Under the Letter Agreement Mr. Angerer paid the Company $300,000 in cash, released $150,000 of his law firm’s accrued and unpaid legal fees, released $21,500 of his accrued and unpaid director’s fees; released the $240,000 consideration required for the completion of the purchase of the Red River Formation development prospect, and released any other monies due to him from Coastal and the Company for payment of annual rentals, work and effort as an officer and director, including his fundraising efforts for the Company and Coastal., except for the $35,000 remaining balance of his accrued and unpaid director’s fees. In return the Company issued Mr. Angerer 14,400,000 restricted shares of the Company’s common stock. The consideration paid by Mr. Angerer is more per share than what the stock has traded for over the last year. The cash is being used to pay off specific outstanding obligations of the company and to fund a drilling permit in the Starbuck East Shallow Gas Prospect area. Mr. Angerer also has a right of first refusal to purchase any new stock issued by the Company, other than in a public offering.

In addition, in exchange for the $35,000 balance of his accrued and unpaid director’s fees, the Company and Coastal granted Mr. Angerer a three month option, with the right to extend the option for an additional three months by paying $50,000, to fund the Company and Coastal’s operations on the following terms: to pay $3 Million to Coastal to be used for drilling one of Coastal’s Lodgepole Reef Prospects in Slope County and for operations of the Company and Coastal. In return for the payment of $3 Million, Mr. Angerer would receive 20% of the outstanding common shares of Coastal and 36% of the net revenue from the well drilled. If he exercises the first option payment Mr. Angerer then has the option to pay three additional succeeding $3 Million payments to Coastal for drilling two additional Lodgepole Reef Prospects, wells on the Starbuck East Shallow Gas Prospect in Montana and other company operations. Mr. Angerer would earn 36% of the net revenues from all operations in North Dakota and Montana if he makes the three additional payments.

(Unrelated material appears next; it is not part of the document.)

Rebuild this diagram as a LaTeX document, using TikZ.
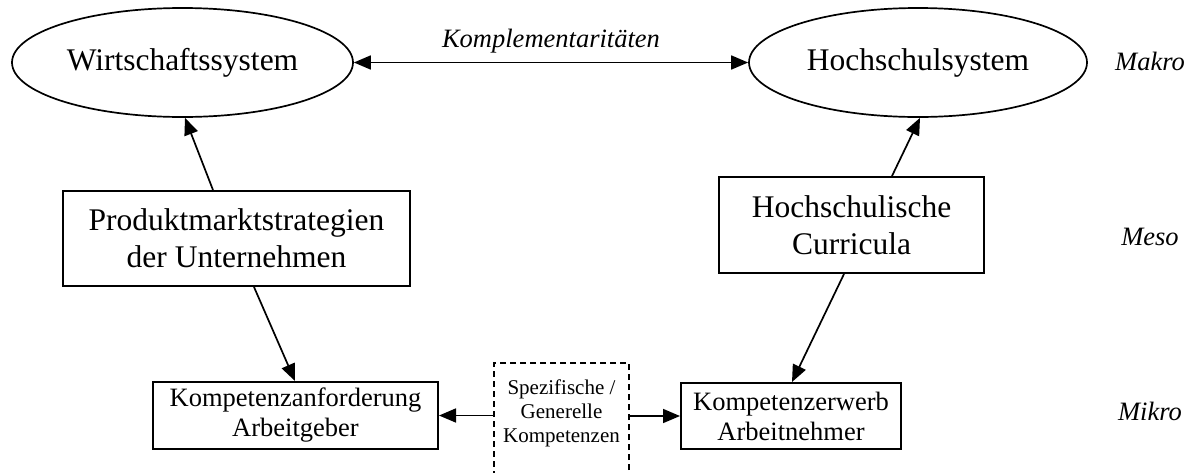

If this funding is fully realized, Coastal plans to drill its Red River Formation development prospect (11,500’); three of its Lodgepole Reef prospects (9,600’) in Slope County, North Dakota, and six wells on its Starbuck East Shallow Gas Prospect in Montana. The Company and Coastal will also have operational funding for an estimated two years.

Mr. Angerer has resigned as an executive officer of both Coastal and the Company. Furthermore, he has resigned as general counsel for the Company and Coastal.

Now in its 56th year, Coastal Caribbean Oils & Minerals, Ltd., is engaged in the exploration for and development of oil and gas reserves through its wholly owned subsidiary, Coastal Petroleum.  Coastal Petroleum’s principal assets are its cash and its non-producing oil and gas leases within the Williston Basin, covering approximately 8,510 net acres in North Dakota and approximately 35,873 net acres in Montana.

 
 

 
 
Certain statements included in this press release, which are not historical in nature, are intended to be forward-looking statements. Coastal Caribbean cautions readers that forward-looking statements are subject to certain risks and uncertainties that could cause actual results to differ materially from those indicated in the forward-looking statements.